Problem Statement
题目简述
一个人在一个n * m棋盘上玩游戏,想要占领一个格子有两个方法:
在这个格子放一个棋子。
这个格子周围(四联通)的格子中**都有棋子**。
在(i, j)中放棋子需要花费cost[i][j],占领(i, j)能获得benefit[i][j]。求一种放置棋子的方法,使得总收益(收益 - 花费)最大。
2<=n,m<=20
Surrounding Game is a single-player game played on a rectangular grid of cells.
Cells are considered adjacent if they share a common side.
(Hence, each cell has at most four adjacent cells.
The cells on the sides and in the corners of the grid have fewer adjacent cells than the ones inside the grid.)
The game is played by placing stones into some of the cells.
Each cell may only contain at most one stone.

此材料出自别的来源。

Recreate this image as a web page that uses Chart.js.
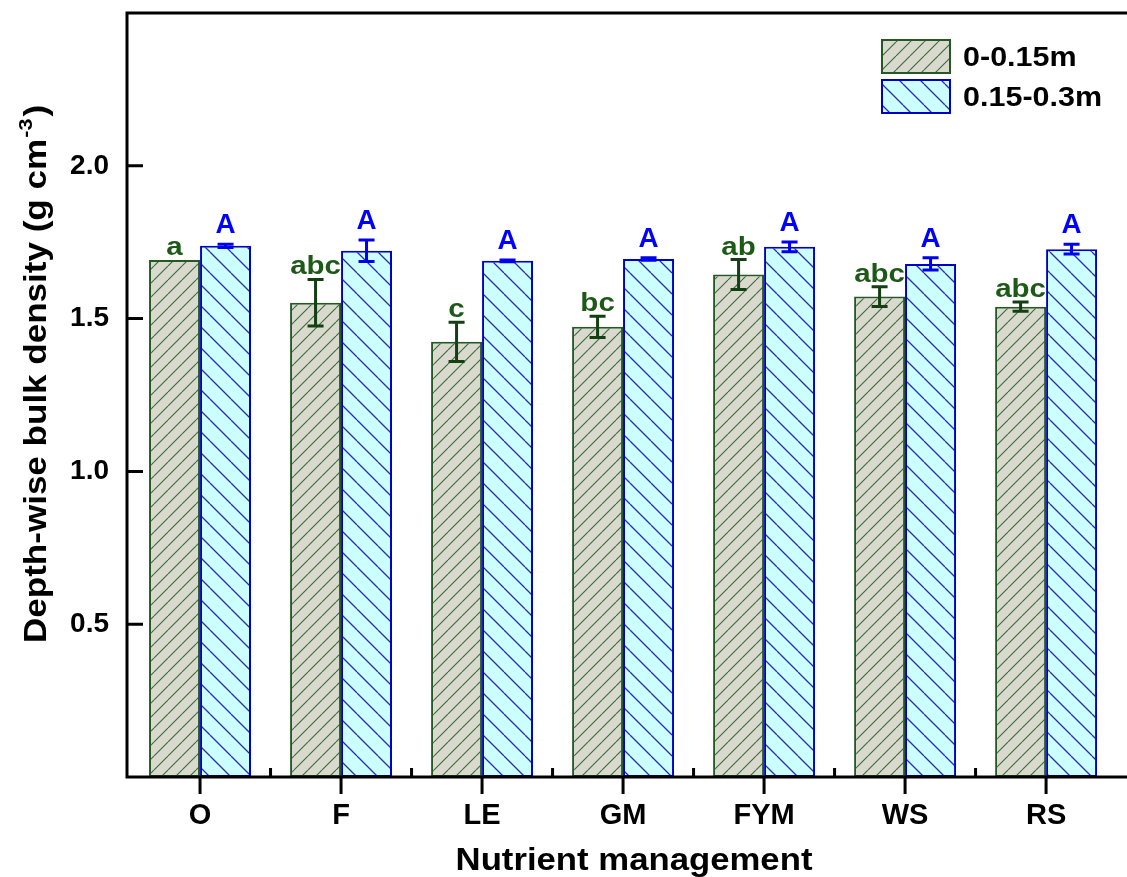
<!DOCTYPE html>
<html><head><meta charset="utf-8">
<script src="https://cdn.jsdelivr.net/npm/chart.js@4.4.1/dist/chart.umd.min.js"></script>
<style>
html,body{margin:0;padding:0;background:#fff;overflow:hidden;}
#wrap{position:relative;width:1160px;height:877px;}
</style></head><body>
<div id="wrap"><canvas id="c"></canvas></div>
<script>
const categories = ['O','F','LE','GM','FYM','WS','RS'];
const seriesNames = ['0-0.15m','0.15-0.3m'];
const topsoil = [1.692,1.552,1.424,1.473,1.644,1.572,1.539];
const topsoilErr = [0,0.076,0.064,0.035,0.049,0.032,0.015];
const subsoil = [1.738,1.722,1.689,1.695,1.735,1.679,1.727];
const subsoilErr = [0.005,0.035,0.003,0.004,0.016,0.020,0.016];
const topsoilLetters = ['a','abc','c','bc','ab','abc','abc'];
const subsoilLetters = ['A','A','A','A','A','A','A'];
const yTicks = [0.5,1.0,1.5,2.0];
const yTickLabels = ['0.5','1.0','1.5','2.0'];
const xTitle = 'Nutrient management';
const yTitle = 'Depth-wise bulk density (g cm';
const yTitleSup = '-3';
const yTitleEnd = ')';

const FONT = '"Liberation Sans", Arial, Helvetica, sans-serif';

function hatch(bg, line, s, dir, lw){
  const c = document.createElement('canvas'); c.width = s; c.height = s;
  const g = c.getContext('2d');
  g.fillStyle = bg; g.fillRect(0,0,s,s);
  g.strokeStyle = line; g.lineWidth = lw;
  g.beginPath();
  for (const k of [-1,0,1]) {
    if (dir > 0) { g.moveTo(k*s, s); g.lineTo(k*s + s, 0); }
    else { g.moveTo(k*s, 0); g.lineTo(k*s + s, s); }
  }
  g.stroke();
  return g.createPattern(c, 'repeat');
}

const ctx = document.getElementById('c').getContext('2d');
const greenPat = hatch('#d9d9ce', '#3a6c3a', 14, 1, 1.1);
const bluePat = hatch('#ccffff', '#2a2ab4', 21, -1, 1.3);
const greenBorder = '#255825';
const blueBorder = '#0000c8';
const greenText = '#1d5a18';
const blueText = '#0000ff';
const greenErr = '#133f13';
const blueErr = '#0000ee';

function stext(c, txt, x, y, size, color, align, sx, baseline){
  c.save();
  c.translate(x, y); c.scale(sx, 1);
  c.font = 'bold ' + size + 'px ' + FONT;
  c.fillStyle = color; c.textAlign = align; c.textBaseline = baseline || 'alphabetic';
  c.fillText(txt, 0, 0);
  c.restore();
}

const decor = {
  id: 'decor',
  afterDatasetsDraw(chart){
    const c = chart.ctx, xs = chart.scales.x, ys = chart.scales.y, a = chart.chartArea;
    const sets = [
      {vals: topsoil, errs: topsoilErr, letters: topsoilLetters, ec: greenErr, tc: greenText, size: 25, sx: 1.18, gap: 5},
      {vals: subsoil, errs: subsoilErr, letters: subsoilLetters, ec: blueErr, tc: blueText, size: 27, sx: 1.03, gap: 11}
    ];
    sets.forEach((s, di) => {
      const meta = chart.getDatasetMeta(di);
      meta.data.forEach((bar, i) => {
        const v = s.vals[i], e = s.errs[i];
        const x = bar.x;
        if (e > 0) {
          const yt = ys.getPixelForValue(v + e), yb = ys.getPixelForValue(v - e);
          c.save(); c.strokeStyle = s.ec; c.lineWidth = 3; c.lineCap = 'butt';
          c.beginPath();
          c.moveTo(x, yt); c.lineTo(x, yb);
          c.moveTo(x - 8, yt); c.lineTo(x + 8, yt);
          c.moveTo(x - 8, yb); c.lineTo(x + 8, yb);
          c.stroke(); c.restore();
        }
        const ytop = ys.getPixelForValue(v + e);
        stext(c, s.letters[i], x, ytop - s.gap, s.size, s.tc, 'center', s.sx);
      });
    });
    // frame
    c.save();
    c.strokeStyle = '#000'; c.lineWidth = 3;
    c.strokeRect(a.left, a.top, a.right - a.left, a.bottom - a.top);
    c.lineCap = 'butt';
    c.beginPath();
    yTicks.forEach(v => { const y = ys.getPixelForValue(v); c.moveTo(a.left, y); c.lineTo(a.left + 16, y); });
    categories.forEach((cat, i) => {
      const x = xs.getPixelForValue(i + 1);
      c.moveTo(x, a.bottom); c.lineTo(x, a.bottom + 17);
      if (i < categories.length - 1) {
        const xm = xs.getPixelForValue(i + 1.5);
        c.moveTo(xm, a.bottom); c.lineTo(xm, a.bottom - 9);
      }
    });
    c.stroke();
    c.restore();
  },
  afterDraw(chart){
    const c = chart.ctx;
    // x title
    stext(c, xTitle, 634, 870, 31, '#000', 'center', 1.12);
    // y title rotated
    c.save();
    c.translate(46, 643); c.rotate(-Math.PI/2); c.scale(1.13, 1);
    c.fillStyle = '#000'; c.textBaseline = 'alphabetic'; c.textAlign = 'left';
    c.font = 'bold 31px ' + FONT;
    c.fillText(yTitle, 0, 0);
    const w1 = c.measureText(yTitle).width;
    c.font = 'bold 19px ' + FONT;
    c.fillText(yTitleSup, w1 + 1, -14);
    const w2 = c.measureText(yTitleSup).width;
    c.font = 'bold 31px ' + FONT;
    c.fillText(yTitleEnd, w1 + w2 + 3, 0);
    c.restore();
    // legend
    const pats = [greenPat, bluePat], borders = [greenBorder, blueBorder];
    [39, 79].forEach((y, i) => {
      c.save();
      c.fillStyle = pats[i]; c.fillRect(881, y, 70, 35);
      c.strokeStyle = borders[i]; c.lineWidth = 2; c.strokeRect(882, y + 1, 68, 33);
      c.restore();
      stext(c, seriesNames[i], 963, y + 17.5 + 9.5, 27, '#000', 'left', 1.13);
    });
  }
};

new Chart(ctx, {
  type: 'bar',
  data: {
    datasets: [
      {label: seriesNames[0], data: topsoil.map((v,i)=>({x:i+1, y:v})), backgroundColor: greenPat, borderColor: greenBorder, borderWidth: 2, borderSkipped: false},
      {label: seriesNames[1], data: subsoil.map((v,i)=>({x:i+1, y:v})), backgroundColor: bluePat, borderColor: blueBorder, borderWidth: 2, borderSkipped: false}
    ]
  },
  options: {
    responsive: true, maintainAspectRatio: false, animation: false,
    layout: {padding: {left: 0, top: 13, right: 10, bottom: 0}},
    plugins: {legend: {display: false}, tooltip: {enabled: false}},
    datasets: {bar: {categoryPercentage: 0.723, barPercentage: 1}},
    scales: {
      x: {
        type: 'linear', min: 0.482, max: 7.737, offset: false,
        grid: {display: false, drawTicks: false}, border: {display: false},
        ticks: {autoSkip: false, maxRotation: 0, minRotation: 0, padding: 22, color: '#000',
          font: {family: FONT, size: 29, weight: 'bold'},
          callback: (v) => categories[v - 1]},
        afterBuildTicks: (s) => { s.ticks = categories.map((c, i) => ({value: i + 1})); },
        afterFit: (s) => { s.height = 100; s.paddingLeft = 0; s.paddingRight = 0; }
      },
      y: {
        min: 0, max: 2.5,
        grid: {display: false, drawTicks: false}, border: {display: false},
        ticks: {padding: 18, color: '#000', font: {family: FONT, size: 28, weight: 'bold'},
          callback: (v) => { const i = yTicks.indexOf(v); return i >= 0 ? yTickLabels[i] : ''; }},
        afterBuildTicks: (s) => { s.ticks = yTicks.map(v => ({value: v})); },
        afterFit: (s) => { s.width = 127; s.paddingTop = 0; s.paddingBottom = 0; }
      }
    }
  },
  plugins: [decor]
});
</script>
</body></html>
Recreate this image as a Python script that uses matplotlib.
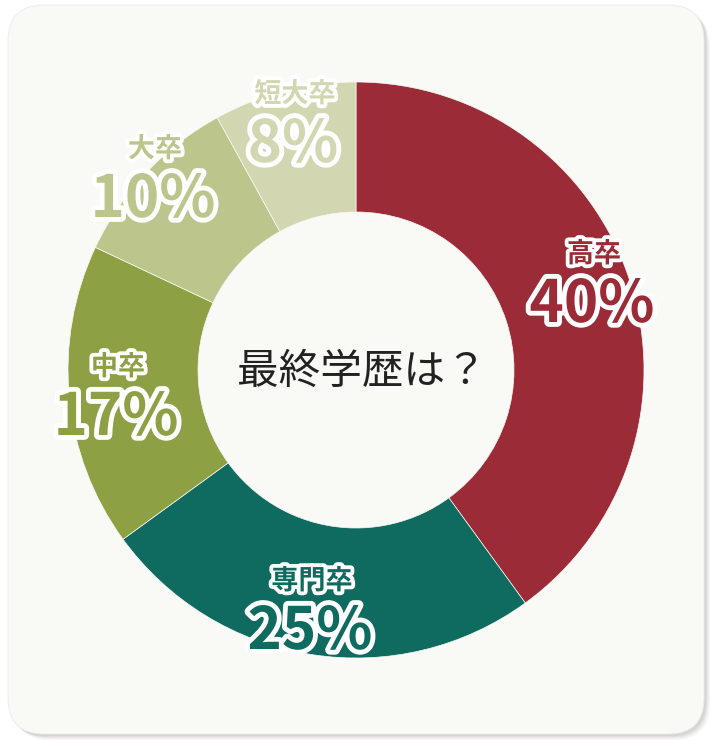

A cell is called dominated if at least one of the following two conditions holds:
- The cell contains a stone.
- All cells adjacent to the cell contain stones.
Each cell of the grid contains two numbers, each from 0 to 61, inclusive:
the cost of placing a stone into the cell, and the benefit from dominating the cell.
At the end of the game, the overall score of the player is the sum of all benefits minus the sum of all costs.
You are given the String[]s cost and benefit.
The characters cost[i][j] and benefit[i][j] represent the two numbers written in the cell (i,j), using the following encoding:
- Characters '0'-'9' represent numbers 0-9.
- Characters 'a'-'z' represent numbers 10-35.
- Characters 'A'-'Z' represent numbers 36-61.
For example, if character 7 of element 4 of cost is 'B', the cost of placing a stone into the cell (4,7) is 37.
Calculate and return the maximal possible score for the given grid.